By the Pentagon’s own reckoning there were never more than a few hundred Al-Qaeda members in Afghanistan. There should have been no surprise, therefore, when the holy warrior himself was found to have been holed up for six years in a farmhouse with three wives, six children, and a dozen goats. Above all else, Bin Laden’s final demise proved that it takes a few bundles of greenbacks, not an expeditionary army, to hunt down such terrorists as actually exist.

There can be little doubt, therefore, that George W. Bush, and his father before him, carried out their imperial adventures in the lands ringing the Persian Gulf because they could. An accident of history had bestowed upon them a massive conventional war-fighting machine, so they went to war without having to prove the case or raise an army by taxing the people and getting a declaration of Congress.

That much is plainly evident from the outcomes. What valid domestic security reason, for instance, can distinguish between the corrupt, violent Afghan warlords still on our payroll ten years later and the equally venal tribal chieftains for whom the bloody terror of the Taliban is a way of life.

Likewise, Iraq now consists of three principalities of corruption and thuggery rather than just one. Yet neither the old régime nor the new régimes did have or will have any bearing on the well-being of the American public.

The same is true of Kuwait next door. From the viewpoint of the true national interest the only difference between the Emir Al-Sabah IV and Saddam Hussein is that the latter is dead, having been on the wrong side of an ancient border dispute that was none of our business in the first place.

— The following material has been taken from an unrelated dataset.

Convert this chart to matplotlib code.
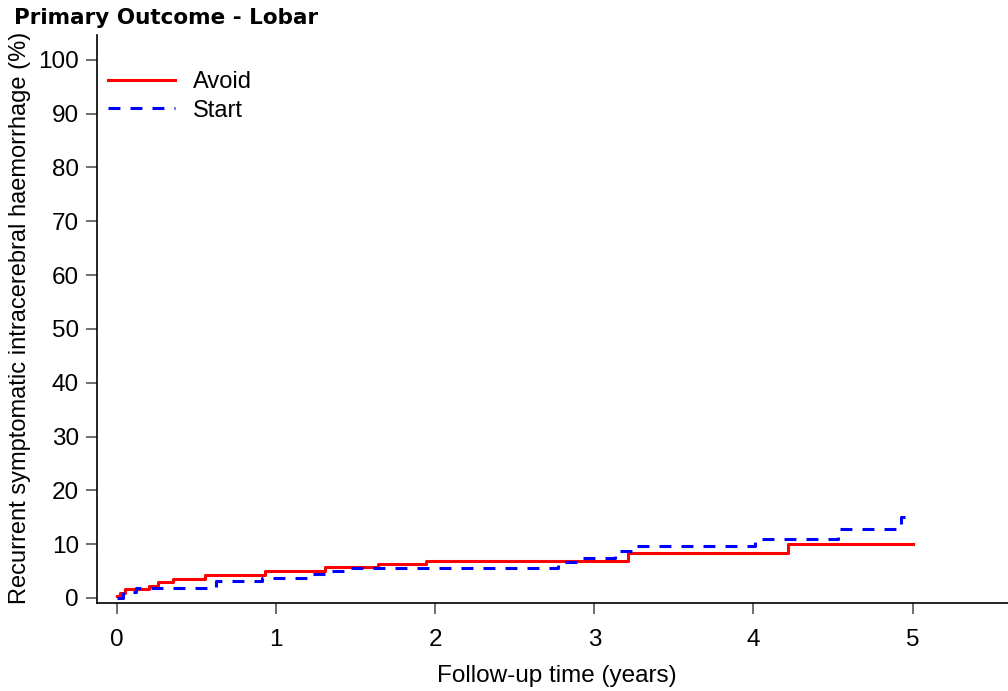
import numpy as np
import matplotlib as mpl
mpl.use("Agg")
import matplotlib.pyplot as plt

plt.rcParams['font.family'] = ['Liberation Sans', 'DejaVu Sans']

# DATA (cumulative incidence in %)
avoid_t = [0, 0.02, 0.05, 0.20, 0.26, 0.35, 0.55, 0.93, 1.31, 1.64, 1.94, 3.21, 4.22, 5.0]
avoid_y = [0.4, 1.0, 1.7, 2.3, 3.0, 3.6, 4.3, 5.0, 5.7, 6.3, 6.9, 8.3, 10.0, 10.0]

start_t = [0, 0.04, 0.12, 0.62, 0.91, 1.20, 1.32, 1.45, 2.77, 2.91, 3.13, 3.26, 4.01, 4.53, 4.93, 4.95]
start_y = [0, 1.2, 1.8, 3.1, 3.7, 4.4, 5.0, 5.6, 6.6, 7.4, 8.7, 9.6, 10.9, 12.8, 15.1, 15.1]

xticks = [0, 1, 2, 3, 4, 5]
yticks = list(range(0, 101, 10))

# PLOT
fig = plt.figure(figsize=(10.08, 6.91), dpi=100)
ax = fig.add_axes([0.0962, 0.1274, 0.9038, 0.8219])

ax.plot(avoid_t, avoid_y, drawstyle='steps-post', color='#ff0000', lw=2.2, label='Avoid')
ax.plot(start_t, start_y, drawstyle='steps-post', color='#0000ff', lw=2.2,
        dashes=(3.9, 3.3), label='Start')

ax.set_xlim(-0.126, 5.6)
ax.set_ylim(-0.93, 104.6)
ax.set_xticks(xticks)
ax.set_yticks(yticks)
ax.tick_params(axis='both', labelsize=17.5, length=8, width=1.2, color='#555555', pad=5)
ax.tick_params(axis='x', pad=11)

for s in ['top', 'right']:
    ax.spines[s].set_visible(False)
for s in ['left', 'bottom']:
    ax.spines[s].set_linewidth(1.2)

ax.set_xlabel("Follow-up time (years)", fontsize=17.5)
ax.xaxis.set_label_coords(557 / 1008, 1 - 676 / 691, transform=fig.transFigure)
ax.xaxis.label.set_va('center')
ax.set_ylabel("Recurrent symptomatic intracerebral haemorrhage (%)", fontsize=17)
ax.yaxis.set_label_coords(20 / 1008, 1 - 318 / 691, transform=fig.transFigure)
ax.yaxis.label.set_va('center')

fig.text(0.014, 1 - 18 / 691, "Primary Outcome - Lobar", fontsize=15.5, fontweight='bold',
         family='DejaVu Sans', va='center')

leg = ax.legend(loc='upper left', bbox_to_anchor=(108 / 1008, 1 - 71 / 691),
                bbox_transform=fig.transFigure, frameon=False, fontsize=17,
                borderpad=0, borderaxespad=0, handlelength=2.85,
                handletextpad=0.75, labelspacing=0.28)

fig.savefig("out.png", dpi=100)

George W. Bush was appropriately castigated for landing on the deck of an aircraft carrier and declaring victory after great swaths of the ancient city of Baghdad had been reduced to rubble in only a few weeks. But that was not proof of victory at all, just evidence that wanton destruction could be rained on any city located within a thousand miles of the very aircraft carrier on which the forty-third president stood.